"""

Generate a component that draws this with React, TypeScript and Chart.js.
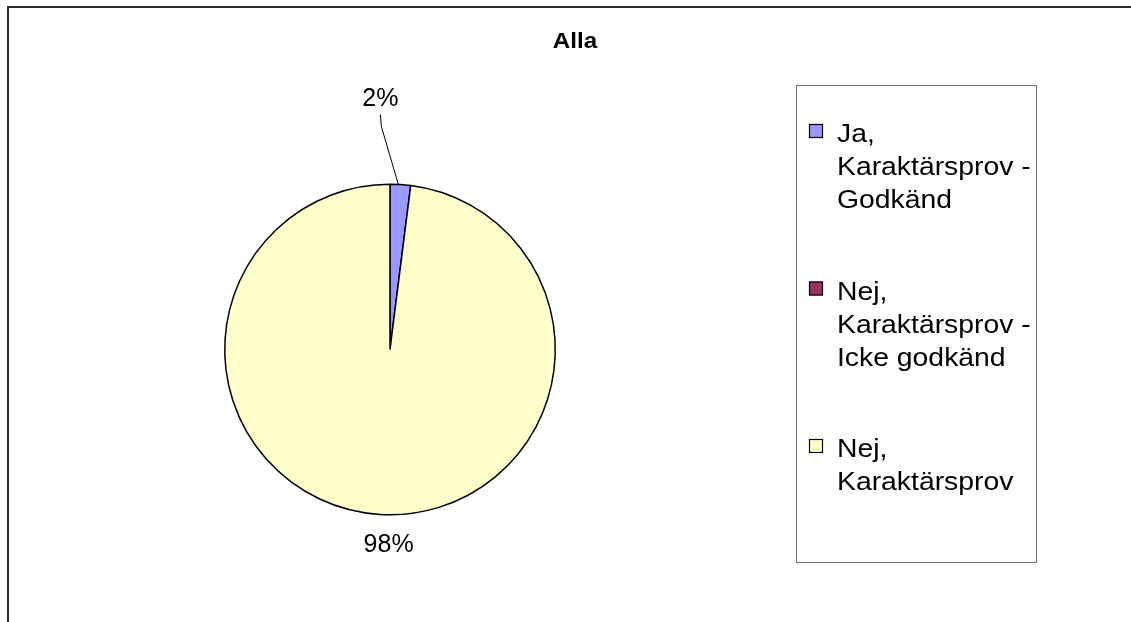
import React, { useEffect, useRef } from "react";
import { Chart, registerables } from "chart.js";
Chart.register(...registerables);

const chartTitle = "Alla";
const categories: string[][] = [
  ["Ja,", "Karaktärsprov -", "Godkänd"],
  ["Nej,", "Karaktärsprov -", "Icke godkänd"],
  ["Nej,", "Karaktärsprov"],
];
const values = [2, 0, 98];
const sliceColors = ["#9999FF", "#993366", "#FFFFCC"];

const FONT = '"Liberation Sans", Arial, sans-serif';
// label offsets relative to the slice's outer midpoint (styling only)
const labelOffsets: number[][] = [
  [-20, -85],
  [0, 0],
  [9, 31],
];

function fillTextScaled(ctx: CanvasRenderingContext2D, t: string, x: number, y: number, sx: number) {
  ctx.save();
  ctx.translate(x, y);
  ctx.scale(sx, 1);
  ctx.fillText(t, 0, 0);
  ctx.restore();
}

const decorPlugin = {
  id: "decor",
  afterDraw(chart: any) {
    const ctx = chart.ctx as CanvasRenderingContext2D;
    ctx.save();
    // outer frame (top + left visible)
    ctx.fillStyle = "#2a2a2a";
    ctx.fillRect(7, 6, 2000, 2);
    ctx.fillRect(7, 6, 2, 2000);

    // title
    ctx.fillStyle = "#000";
    ctx.font = `bold 22px ${FONT}`;
    ctx.textAlign = "center";
    ctx.textBaseline = "alphabetic";
    fillTextScaled(ctx, chartTitle, 575, 47.5, 1.1);

    // data labels
    const total = values.reduce((a, b) => a + b, 0);
    const meta = chart.getDatasetMeta(0);
    ctx.font = `25px ${FONT}`;
    ctx.textBaseline = "middle";
    meta.data.forEach((arc: any, i: number) => {
      if (!values[i]) return;
      const mid = (arc.startAngle + arc.endAngle) / 2;
      const ex = arc.x + Math.cos(mid) * arc.outerRadius;
      const ey = arc.y + Math.sin(mid) * arc.outerRadius;
      const lx = ex + labelOffsets[i][0];
      const ly = ey + labelOffsets[i][1];
      const txt = Math.round((values[i] / total) * 100) + "%";
      ctx.fillStyle = "#000";
      ctx.fillText(txt, lx, ly);
      if (values[i] / total < 0.05) {
        ctx.strokeStyle = "#000";
        ctx.lineWidth = 1;
        ctx.beginPath();
        ctx.moveTo(lx, ly + 15);
        ctx.lineTo(lx + 1, ly + 27);
        ctx.lineTo(ex - 2, ey);
        ctx.stroke();
      }
    });

    // legend box
    ctx.strokeStyle = "#707070";
    ctx.lineWidth = 1;
    ctx.strokeRect(796.5, 85.5, 240, 477);
    ctx.font = `26px ${FONT}`;
    ctx.textAlign = "left";
    ctx.textBaseline = "alphabetic";
    const lineH = 33;
    let base = 142;
    categories.forEach((lines, i) => {
      ctx.fillStyle = sliceColors[i];
      ctx.fillRect(809, base - 18, 14, 14);
      ctx.strokeStyle = "#000";
      ctx.lineWidth = 1.2;
      ctx.strokeRect(809.5, base - 17.5, 13, 13);
      ctx.fillStyle = "#000";
      lines.forEach((t, j) => fillTextScaled(ctx, t, 837, base + j * lineH, 1.09));
      base += 157.5;
    });
    ctx.restore();
  },
};

export default function App() {
  const ref = useRef<HTMLCanvasElement>(null);
  useEffect(() => {
    if (!ref.current) return;
    const chart = new Chart(ref.current, {
      type: "pie",
      data: {
        labels: categories.map((c) => c.join(" ")),
        datasets: [
          {
            data: values,
            backgroundColor: sliceColors,
            borderColor: "#000",
            borderWidth: 1.5,
          },
        ],
      },
      options: {
        animation: false,
        responsive: false,
        maintainAspectRatio: false,
        layout: { padding: { left: 224, top: 183, right: 575, bottom: 106 } },
        plugins: {
          legend: { display: false },
          tooltip: { enabled: false },
          title: { display: false },
        },
      },
      plugins: [decorPlugin],
    });
    return () => chart.destroy();
  }, []);
  return (
    <div style={{ position: "absolute", left: 0, top: 0, width: 1131, height: 622, background: "#fff" }}>
      <canvas ref={ref} width={1131} height={622} style={{ display: "block", width: 1131, height: 622 }} />
    </div>
  );
}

"""

PROBLEM: Copy out every line of the material above that mentions the word "React".

FULL SOLUTION:
Generate a component that draws this with React, TypeScript and Chart.js.
import React, { useEffect, useRef } from "react";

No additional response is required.